This is an appeal from a judgment declaring and decreeing that a questioned provision in a contract was valid and enforceable and that appellant was legally obligated to deposit the sums specified in the contract.
The instant case arose from an action for declaratory relief which respondent, a non-profit corporation, brought against appellant, who, although not a member of a signatory association, became a party to the contract as a non-member signatory. The complaint sets forth the contention of appellant that the provisions for financing the administration of the agreement is ‘discriminatory against appellant; imposes an unfair and unreasonable imposition and restraint upon trade and commerce,’ that it is a ‘discrimination against defendant,’ and ‘the exaction of such charge is unlawful’; that this section is ‘invalid and contrary to law.’ The complaint also sets forth respondent's contention that the questioned provision is valid and seeks a judgment that ‘plaintiff is entitled to defendant's share of the expenses of administering the contract.’
Respondent is a non-profit corporation, the members of which are representatives of associations of painting and decorating contractors in the San Francisco Bay Area, and representatives of unions of painting and decorating workers in that area. Respondent was organized in order to function as a permanent joint committee under a contract executed by these associations and unions in behalf of their respective members.
Appellant is a painting contractor in the Bay Area but is not a member of any of the associations. He did, however, become a party to the agreement as a so-called non-member signatory.
The contract sets forth the organization and functions of respondent and provides for the establishment of local joint committees and other committees and boards. An equal number of representatives from the employer organization and the employee organization in a given locality make up the membership of a local joint committee. A local joint committee is authorized to adjust disputes and grievances and is empowered to have access to records pertaining to violations of the agreement with authority to request testimony under oath before a notary public. Funds advanced by the signatories of the agreement are to be used exclusively for such enforcement purposes. An employer who is not a member of one of the associations may become a party to the agreement either by joining the association or by signing the agreement individually; in the latter case such a party is designated a non-member signatory.

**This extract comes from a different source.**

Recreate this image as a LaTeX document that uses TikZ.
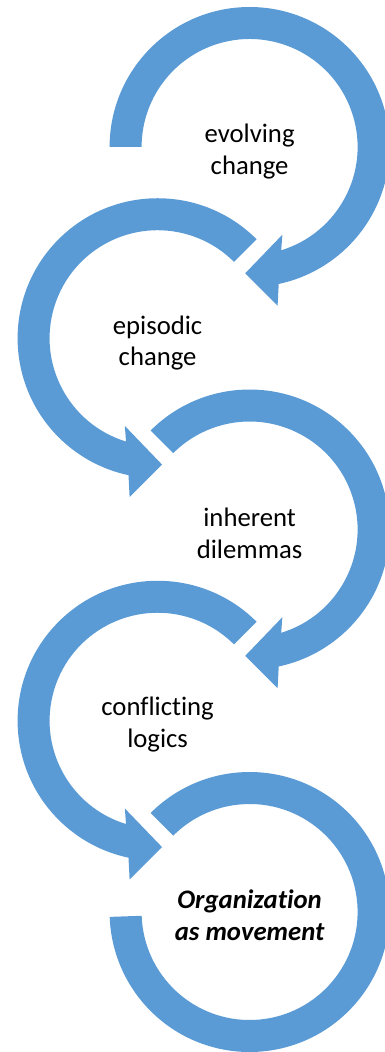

The Joint Committee issues shop cards to members of the Association and to non-member signatories upon the payment of a Twelve Dollar ($12.00) flat fee. Since the member of the Association pays dues to it for the purpose of financing the contract, the agreement correspondingly obligates the non-member signatories ‘to deposit on account of his share of the expense of administering the contract an amount equal to the yearly dues paid by the Association.’ The agreement specified the reason for this provision for financing in the following language:
‘Such shop cards are issued for the following reasons: It is agreed that it is unfair for any person to be bound by the terms of this agreement unless other parties thereto observe it likewise. It is recognized that it would constitute unfair competition for one employer to observe reasonable working conditions agreed upon while his competitors ignored such conditions. To assure all parties that every party to the agreement complies therewith, it is necessary to use investigators and to maintain a central supervising agency operating as and through the Local Joint Committee. Such supervising involves expense which should as a matter of equity, be prorated on a reasonable basis among all parties who benefit by this agreement and its observance. It is therefore agreed that the expense of supervising be borne by the Association and/or Chapters and that Shop Cards should be issued as above described to attest that the proportionate share of such expense has been met. As non-member signatories do not share in the contribution made by the Association, such non-member signatories shall bear a reasonable prorate on the cost of supervising and shall make a deposit on account of their share of the cost. Such deposit shall be made at the time of the issuance of the cards herein provided and in the amounts herein specified and upon the specified amounts being deposited a yearly renewal card will be issued.’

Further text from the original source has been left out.